1. You need to divide the buildings to avoid irregularities especially in zone 4. 2. start with a crude model, no shear wall (only columns) and try to get the general feel of the structure. For that you could also roughly estimate the gravity loads (for mass source). For example 15-20 kpa let say (including sw+sdl+ll) as gravity load. 3. Iterate by putting in shear walls where you need it. Once the crude geometry is finalized you can go for detailed modelling/design and you will find out the importance of concept stage design at early stage.

Suarez, we do not handle pirated/cracked stuff. Please be aware in future.

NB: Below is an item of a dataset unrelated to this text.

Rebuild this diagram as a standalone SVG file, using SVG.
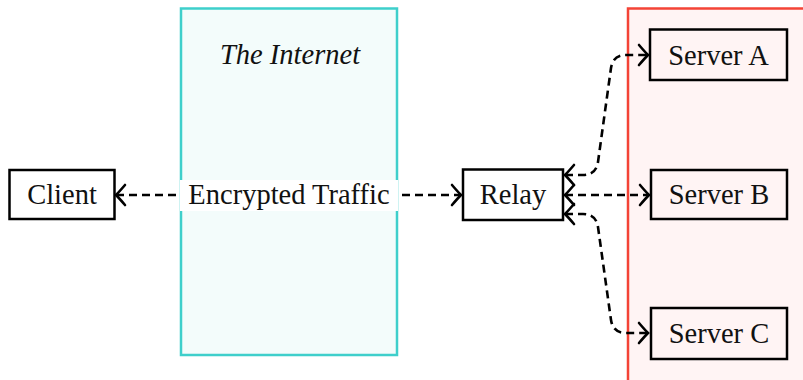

Solutions; 1. Why dont you import the cad drawing (as shown in image) into SAFE and draw footings with proper orientation? 2. Like you got reactions under so many combinations from ETABS for each column, in the same way, you could select all columns and export to EXCEL the local forces at and then filter for zero location and proceed with manual design. 3. Get global reactions (like you did already) but one group at a time. By one group i mean all the columns on one radial grid line. All columns on that grid will have same orientation and angle right. Export to EXCEL, transform forces in XY to that angle. New rotated forces will be; Fx' = Fx Cos theta + Fy Sin theta Fy' = -Fx Sin theta + Fy Cos theta there you go, you now have the new rotated forces. Repeat it for each radial line and then design footings manually.

Depends on design moment combination. Thats why i always recommend putting in the right reinforcement in columns in ETABS and put it on 'check' instead of design.

It might be this; "For concrete frame design using the ACI 318-08 and ACI 318-11 codes, the design report for "Shear Details" has been enhanced for "Sway Special" frames by adding the field Design Shear (Vu) for clarity. Previously, only the factored Vu was reported, which may not be the governing force for capacity design." Incident Id: 64173 in ETABS 2013 13.1.4 enhancement user notes.

It could be. For example if you are checking shear at ground floor pier, it could be more than the shear force of floor diaphragm. This is due to the additive effects of upper stories. Meaning, shear in that pier will be the shear from floor diaphragm plus any residual shear force coming from upper stories, depending on shear force diagram. Yes, values will be either positive or negative. Is there any third possible sign? Secondly, you did not mention the results coming from static analysis or dynamic analysis? Remember that equilibrium from linear dynamic analysis such as MRSA are not possible.

It looks like newer version of ETABS. Vu for frame or wall? I am sure there must be something written about Vu* in ETABS manual/help.

Yes or by any other mean like manually applying the joint loads.

You can do like this; What you have to do is to note down the z coordinate of each shell element along the height (in Excel e.g.) and calculate the force at top and bottom node of each element, then apply the average pressure in local axis 3 (plus or minus). Tip: Always model retaining walls/swimming pool etc so that all the walls have local 3 axis either inside the pool/container or outside. So you can select all the walls once and apply the pressure in one go. And for that turn on 3d view in XZ or YZ in ETABS and select top most mesh, apply pressure and so on. Its not that difficult. To calculate average pressure you can either make your own excel sheet or use the following I once made. Water Pressure on Walls in ETABS.xlsx

Not sure about Pakistan building code, but this might be of your interest; http://www.concrete.org.uk/fingertips-nuggets.asp?cmd=display&id=750 Or in ACI 365.1R http://civilwares.free.fr/ACI/MCP04/3651r_00.pdf Or in terms of sustainability as per BRE (Building Research Establishment) or BREEAM program http://www.gov.scot/resource/doc/217736/0091011.pdf Also see this http://www.structuremag.org/?p=9459 http://citeseerx.ist.psu.edu/viewdoc/download?doi=10.1.1.193.1783&rep=rep1&type=pdf

You can use ETABS 2015 or higher and use 'Tower' option to separate both buildings in the same model.